Work to do:
Only the lines from the start of the material through the line containing "import matplotlib.pyplot as plt" are to be extracted, exactly as they appear.

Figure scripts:
═══

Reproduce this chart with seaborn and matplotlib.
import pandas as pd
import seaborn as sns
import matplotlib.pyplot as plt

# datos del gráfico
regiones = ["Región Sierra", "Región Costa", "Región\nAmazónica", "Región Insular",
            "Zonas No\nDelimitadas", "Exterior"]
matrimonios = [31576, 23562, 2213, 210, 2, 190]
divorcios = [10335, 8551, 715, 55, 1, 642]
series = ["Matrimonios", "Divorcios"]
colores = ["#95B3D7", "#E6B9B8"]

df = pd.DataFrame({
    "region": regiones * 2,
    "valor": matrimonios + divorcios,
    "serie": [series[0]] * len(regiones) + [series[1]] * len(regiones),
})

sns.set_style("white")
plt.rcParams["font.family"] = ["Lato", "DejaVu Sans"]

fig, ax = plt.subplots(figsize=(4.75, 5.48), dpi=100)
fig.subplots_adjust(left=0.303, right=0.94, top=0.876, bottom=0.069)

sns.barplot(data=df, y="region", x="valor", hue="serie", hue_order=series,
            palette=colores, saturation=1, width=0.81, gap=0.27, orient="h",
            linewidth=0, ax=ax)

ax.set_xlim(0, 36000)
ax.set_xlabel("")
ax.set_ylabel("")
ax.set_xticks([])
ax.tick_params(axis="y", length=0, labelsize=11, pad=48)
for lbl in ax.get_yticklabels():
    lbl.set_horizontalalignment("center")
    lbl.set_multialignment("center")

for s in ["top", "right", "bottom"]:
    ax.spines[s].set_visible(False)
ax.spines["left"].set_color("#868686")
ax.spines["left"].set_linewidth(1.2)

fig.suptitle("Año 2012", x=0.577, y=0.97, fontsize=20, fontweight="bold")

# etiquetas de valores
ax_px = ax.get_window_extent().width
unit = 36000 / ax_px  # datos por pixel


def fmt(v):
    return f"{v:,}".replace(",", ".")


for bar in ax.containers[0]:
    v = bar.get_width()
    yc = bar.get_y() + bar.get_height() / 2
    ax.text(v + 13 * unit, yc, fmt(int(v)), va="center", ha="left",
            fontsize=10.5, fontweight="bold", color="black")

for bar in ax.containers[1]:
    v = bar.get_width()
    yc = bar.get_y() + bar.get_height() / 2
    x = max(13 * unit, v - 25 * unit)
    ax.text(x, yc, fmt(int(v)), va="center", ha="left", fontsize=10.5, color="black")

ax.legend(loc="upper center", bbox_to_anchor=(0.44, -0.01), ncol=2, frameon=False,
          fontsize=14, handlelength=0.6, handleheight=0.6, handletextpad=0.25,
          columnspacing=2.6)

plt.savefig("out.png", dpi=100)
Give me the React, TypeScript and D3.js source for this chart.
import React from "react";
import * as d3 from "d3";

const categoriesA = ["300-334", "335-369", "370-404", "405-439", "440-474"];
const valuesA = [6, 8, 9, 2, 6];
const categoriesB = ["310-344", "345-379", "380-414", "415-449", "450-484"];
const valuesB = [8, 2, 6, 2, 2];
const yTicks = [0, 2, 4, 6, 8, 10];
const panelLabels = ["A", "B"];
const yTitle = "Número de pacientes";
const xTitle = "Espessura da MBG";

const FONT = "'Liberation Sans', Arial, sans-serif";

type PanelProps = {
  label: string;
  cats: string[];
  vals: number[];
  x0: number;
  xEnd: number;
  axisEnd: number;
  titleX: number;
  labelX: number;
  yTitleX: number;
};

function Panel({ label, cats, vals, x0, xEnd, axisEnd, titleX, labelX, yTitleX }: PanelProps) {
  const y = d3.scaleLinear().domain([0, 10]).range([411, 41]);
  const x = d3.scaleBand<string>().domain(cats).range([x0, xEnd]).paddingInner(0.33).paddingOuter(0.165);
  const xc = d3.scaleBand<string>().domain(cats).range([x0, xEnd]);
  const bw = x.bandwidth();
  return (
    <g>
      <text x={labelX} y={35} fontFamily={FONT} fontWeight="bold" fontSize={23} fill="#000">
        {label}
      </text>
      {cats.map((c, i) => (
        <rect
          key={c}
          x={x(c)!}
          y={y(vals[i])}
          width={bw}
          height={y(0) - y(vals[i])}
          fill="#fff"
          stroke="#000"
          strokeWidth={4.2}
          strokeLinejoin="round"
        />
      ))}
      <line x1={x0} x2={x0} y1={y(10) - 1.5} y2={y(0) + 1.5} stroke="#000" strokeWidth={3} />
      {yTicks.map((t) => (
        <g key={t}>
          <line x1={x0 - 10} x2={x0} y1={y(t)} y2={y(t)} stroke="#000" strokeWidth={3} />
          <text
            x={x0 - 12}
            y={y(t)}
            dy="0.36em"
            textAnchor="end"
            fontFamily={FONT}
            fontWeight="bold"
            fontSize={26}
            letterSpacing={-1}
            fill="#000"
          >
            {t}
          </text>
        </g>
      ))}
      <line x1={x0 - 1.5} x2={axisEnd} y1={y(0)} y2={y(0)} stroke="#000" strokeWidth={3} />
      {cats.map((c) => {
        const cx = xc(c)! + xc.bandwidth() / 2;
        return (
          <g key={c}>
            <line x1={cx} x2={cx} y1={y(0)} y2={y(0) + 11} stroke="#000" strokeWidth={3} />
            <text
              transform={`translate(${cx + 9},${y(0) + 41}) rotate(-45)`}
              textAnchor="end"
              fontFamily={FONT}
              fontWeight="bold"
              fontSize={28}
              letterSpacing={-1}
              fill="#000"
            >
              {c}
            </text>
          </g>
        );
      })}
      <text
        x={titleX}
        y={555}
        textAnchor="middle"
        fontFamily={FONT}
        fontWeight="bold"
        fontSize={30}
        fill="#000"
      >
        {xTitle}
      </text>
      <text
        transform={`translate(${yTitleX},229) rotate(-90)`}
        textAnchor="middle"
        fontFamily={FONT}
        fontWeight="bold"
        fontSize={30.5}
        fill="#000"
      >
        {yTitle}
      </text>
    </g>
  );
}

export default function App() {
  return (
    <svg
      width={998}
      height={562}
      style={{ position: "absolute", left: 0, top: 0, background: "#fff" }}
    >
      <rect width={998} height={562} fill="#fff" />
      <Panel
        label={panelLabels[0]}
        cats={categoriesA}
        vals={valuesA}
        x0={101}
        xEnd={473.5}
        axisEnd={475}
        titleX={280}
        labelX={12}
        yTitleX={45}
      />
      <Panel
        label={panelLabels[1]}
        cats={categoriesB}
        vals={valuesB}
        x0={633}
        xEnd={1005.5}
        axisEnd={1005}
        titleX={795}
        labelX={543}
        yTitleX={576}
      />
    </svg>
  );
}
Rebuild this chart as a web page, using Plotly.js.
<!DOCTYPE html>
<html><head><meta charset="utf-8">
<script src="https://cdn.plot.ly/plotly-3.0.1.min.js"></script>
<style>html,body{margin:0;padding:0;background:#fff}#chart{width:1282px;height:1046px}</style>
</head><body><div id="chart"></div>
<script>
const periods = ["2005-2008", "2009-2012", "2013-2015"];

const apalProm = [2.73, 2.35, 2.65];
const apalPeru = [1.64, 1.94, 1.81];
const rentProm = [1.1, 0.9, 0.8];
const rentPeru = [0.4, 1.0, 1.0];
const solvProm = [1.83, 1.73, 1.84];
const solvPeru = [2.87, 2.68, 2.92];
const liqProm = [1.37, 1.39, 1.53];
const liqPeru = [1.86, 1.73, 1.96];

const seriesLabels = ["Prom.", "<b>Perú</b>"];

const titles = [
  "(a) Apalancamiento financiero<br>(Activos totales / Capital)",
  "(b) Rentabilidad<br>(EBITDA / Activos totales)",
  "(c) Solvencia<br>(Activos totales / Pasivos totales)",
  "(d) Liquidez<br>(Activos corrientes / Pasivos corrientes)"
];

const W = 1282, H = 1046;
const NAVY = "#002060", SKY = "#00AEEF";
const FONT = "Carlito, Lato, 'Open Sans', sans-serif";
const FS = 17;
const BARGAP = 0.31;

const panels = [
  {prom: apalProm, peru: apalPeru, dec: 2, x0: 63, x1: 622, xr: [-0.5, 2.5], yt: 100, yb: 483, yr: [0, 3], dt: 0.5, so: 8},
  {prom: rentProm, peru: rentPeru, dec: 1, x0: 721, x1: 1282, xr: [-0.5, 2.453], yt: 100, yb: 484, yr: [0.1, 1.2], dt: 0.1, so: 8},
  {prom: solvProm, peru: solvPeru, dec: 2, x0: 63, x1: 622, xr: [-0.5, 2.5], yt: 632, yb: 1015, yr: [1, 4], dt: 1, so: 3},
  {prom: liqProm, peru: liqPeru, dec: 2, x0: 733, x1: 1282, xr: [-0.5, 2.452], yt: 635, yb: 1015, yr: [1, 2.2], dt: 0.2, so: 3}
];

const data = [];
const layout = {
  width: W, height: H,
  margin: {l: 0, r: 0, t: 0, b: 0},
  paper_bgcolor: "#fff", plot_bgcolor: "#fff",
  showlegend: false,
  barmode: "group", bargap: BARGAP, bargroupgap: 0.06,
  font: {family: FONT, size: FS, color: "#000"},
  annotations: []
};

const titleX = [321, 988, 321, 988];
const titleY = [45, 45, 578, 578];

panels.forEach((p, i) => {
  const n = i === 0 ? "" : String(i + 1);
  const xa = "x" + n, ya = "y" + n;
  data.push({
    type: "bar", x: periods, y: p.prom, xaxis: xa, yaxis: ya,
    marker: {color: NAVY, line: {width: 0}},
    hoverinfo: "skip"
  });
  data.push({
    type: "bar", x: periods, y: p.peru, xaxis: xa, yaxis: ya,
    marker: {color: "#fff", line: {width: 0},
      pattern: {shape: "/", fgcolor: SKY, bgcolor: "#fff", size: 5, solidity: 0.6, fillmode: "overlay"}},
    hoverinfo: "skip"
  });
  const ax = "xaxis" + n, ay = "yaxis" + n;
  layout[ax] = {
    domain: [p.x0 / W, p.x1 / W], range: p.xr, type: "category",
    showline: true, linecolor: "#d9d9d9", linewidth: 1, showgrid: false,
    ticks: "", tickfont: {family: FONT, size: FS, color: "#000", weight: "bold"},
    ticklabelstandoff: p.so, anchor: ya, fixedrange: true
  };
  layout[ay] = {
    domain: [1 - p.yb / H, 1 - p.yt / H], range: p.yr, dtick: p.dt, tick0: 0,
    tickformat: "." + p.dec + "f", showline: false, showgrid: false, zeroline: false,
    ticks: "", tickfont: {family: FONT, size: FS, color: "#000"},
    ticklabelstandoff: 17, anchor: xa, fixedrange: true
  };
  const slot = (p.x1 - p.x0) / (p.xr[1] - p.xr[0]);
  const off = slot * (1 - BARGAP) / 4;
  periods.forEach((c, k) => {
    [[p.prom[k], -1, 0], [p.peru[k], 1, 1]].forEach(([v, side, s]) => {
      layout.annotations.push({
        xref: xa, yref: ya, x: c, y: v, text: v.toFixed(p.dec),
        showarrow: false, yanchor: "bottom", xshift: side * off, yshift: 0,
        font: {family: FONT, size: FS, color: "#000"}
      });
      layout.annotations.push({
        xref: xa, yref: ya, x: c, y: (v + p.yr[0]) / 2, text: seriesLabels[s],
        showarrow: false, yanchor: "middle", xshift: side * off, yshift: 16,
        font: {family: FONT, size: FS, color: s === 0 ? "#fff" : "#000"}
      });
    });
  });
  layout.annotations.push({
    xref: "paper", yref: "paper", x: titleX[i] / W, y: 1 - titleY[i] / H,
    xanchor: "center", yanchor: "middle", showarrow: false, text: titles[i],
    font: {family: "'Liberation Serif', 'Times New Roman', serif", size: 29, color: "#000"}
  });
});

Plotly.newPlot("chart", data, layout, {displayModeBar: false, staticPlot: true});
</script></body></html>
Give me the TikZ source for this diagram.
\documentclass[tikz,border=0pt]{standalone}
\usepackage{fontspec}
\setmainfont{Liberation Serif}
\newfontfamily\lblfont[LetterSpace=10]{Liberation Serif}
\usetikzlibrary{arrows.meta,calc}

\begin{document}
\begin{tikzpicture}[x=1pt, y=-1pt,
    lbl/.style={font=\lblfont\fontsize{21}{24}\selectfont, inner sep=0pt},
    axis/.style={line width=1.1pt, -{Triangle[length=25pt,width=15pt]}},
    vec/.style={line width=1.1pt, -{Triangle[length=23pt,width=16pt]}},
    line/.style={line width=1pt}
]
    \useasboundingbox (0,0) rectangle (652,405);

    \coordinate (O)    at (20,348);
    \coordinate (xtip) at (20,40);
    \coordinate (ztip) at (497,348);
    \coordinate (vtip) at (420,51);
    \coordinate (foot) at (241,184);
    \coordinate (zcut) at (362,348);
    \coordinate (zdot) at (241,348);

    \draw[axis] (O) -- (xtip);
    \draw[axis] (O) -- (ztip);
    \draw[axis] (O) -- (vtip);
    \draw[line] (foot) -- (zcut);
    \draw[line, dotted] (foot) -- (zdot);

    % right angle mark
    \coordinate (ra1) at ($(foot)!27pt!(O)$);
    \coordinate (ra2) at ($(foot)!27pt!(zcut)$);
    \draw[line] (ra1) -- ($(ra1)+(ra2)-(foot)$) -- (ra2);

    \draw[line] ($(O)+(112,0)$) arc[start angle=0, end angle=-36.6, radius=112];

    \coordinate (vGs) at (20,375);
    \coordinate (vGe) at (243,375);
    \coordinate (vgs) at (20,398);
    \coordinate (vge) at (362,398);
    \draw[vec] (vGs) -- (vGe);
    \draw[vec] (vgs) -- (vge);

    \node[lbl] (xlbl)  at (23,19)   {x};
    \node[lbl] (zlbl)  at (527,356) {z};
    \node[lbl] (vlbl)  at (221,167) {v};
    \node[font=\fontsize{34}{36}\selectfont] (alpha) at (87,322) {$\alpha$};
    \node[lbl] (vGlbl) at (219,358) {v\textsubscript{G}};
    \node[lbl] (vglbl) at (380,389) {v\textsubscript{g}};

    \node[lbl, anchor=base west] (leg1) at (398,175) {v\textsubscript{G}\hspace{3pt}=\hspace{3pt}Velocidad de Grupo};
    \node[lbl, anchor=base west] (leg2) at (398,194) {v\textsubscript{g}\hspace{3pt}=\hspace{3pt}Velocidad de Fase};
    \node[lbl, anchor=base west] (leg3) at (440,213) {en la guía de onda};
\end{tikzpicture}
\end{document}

═══

Reply to the task:
Reproduce this chart with seaborn and matplotlib.
import pandas as pd
import seaborn as sns
import matplotlib.pyplot as plt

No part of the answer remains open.